The Talmud not tries to prove that one who unwittingly uses priestly clothing for a non-sacred purpose does commit trespass, against what Rav has just said. The baraita says that once they have worn out, they are susceptible to trespass. But this is only if they have worn out. Before they are worn out, the priest does not trespass even if he wears them when not performing the service.
The issue here is trespass with shekels donated to the Temple. The first opinion holds that one does commit trespass if he uses the new shekels, those donated this year, which will be used to buy sacrifices. But one cannot commit trespass with old shekels, for they are used for Temple maintenance. In contrast, R. Meir holds that one can even commit trespass with money set aside for Temple maintenance, such as the surplus of the Chamber, the money left over after the sacrifices were purchased.
But this is surprising for R. Meir holds “the Torah was not given to angels.” These shekels will be used pay for the city wall and its towers. People will obviously use these things for secular use. So here we see that one can commit trespass even it is obvious that people will make non-sacred use of them.
Change the name of the author of this opinion and presto—no more difficulty. It is not R. Meir who holds that one can commit trespass with old shekels. It is R. Judah. Yes, the Talmud does pull this trick from time to time.

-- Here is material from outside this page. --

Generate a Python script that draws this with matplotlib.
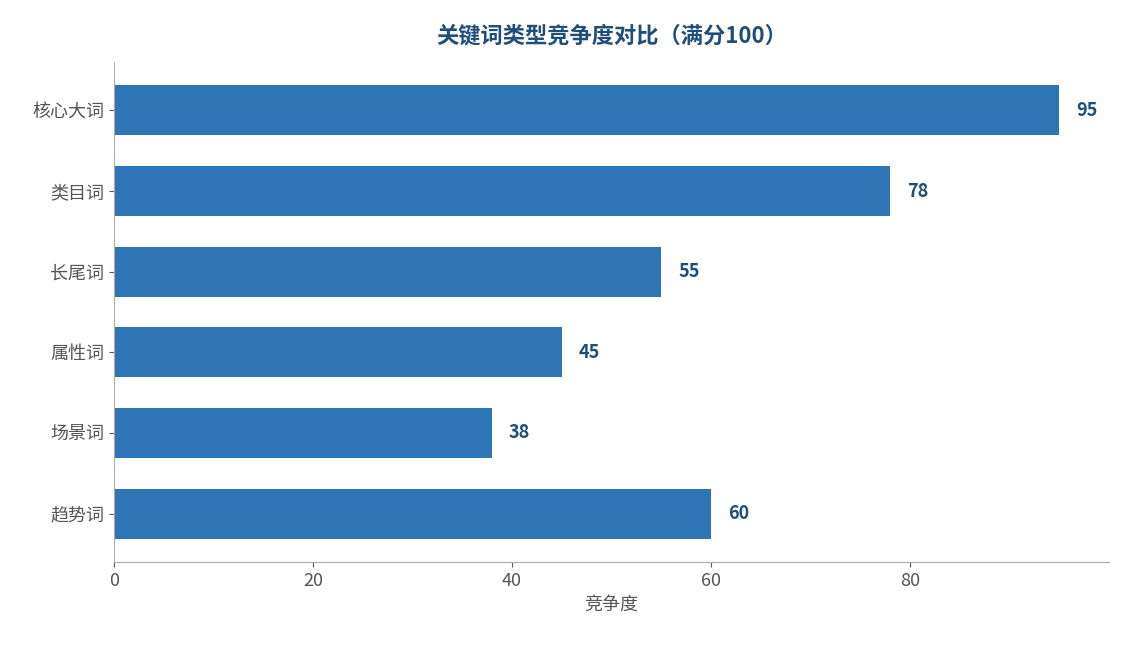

The Talmud continues to discuss whether R. Meir holds that one can trespass with an object even though we know that people will make non-sacred use of the object. The paradigm was priestly clothing. R. Meir holds that since the Torah was not given to angels, and we know that priests will use them when not serving at the altar, trespass cannot be committed with them.
The stones of the walls and towers of Jerusalem are holy but of course we can expect that people will make use of them. Nevertheless, R. Meir holds that one does commit trespass with them. Thus even in a case where we might invoke the principle that “the Torah was not given to angels” people can still commit trespass.
Again, the Talmud changes the attribution to R. Judah.
The problem is that R. Judah does not believe that the things used to build Jerusalem are sacred. If one takes a vow and says that a certain object should be “as Jerusalem” he has not dedicated it. So how can we say that people commit trespass with the stones of Jerusalem?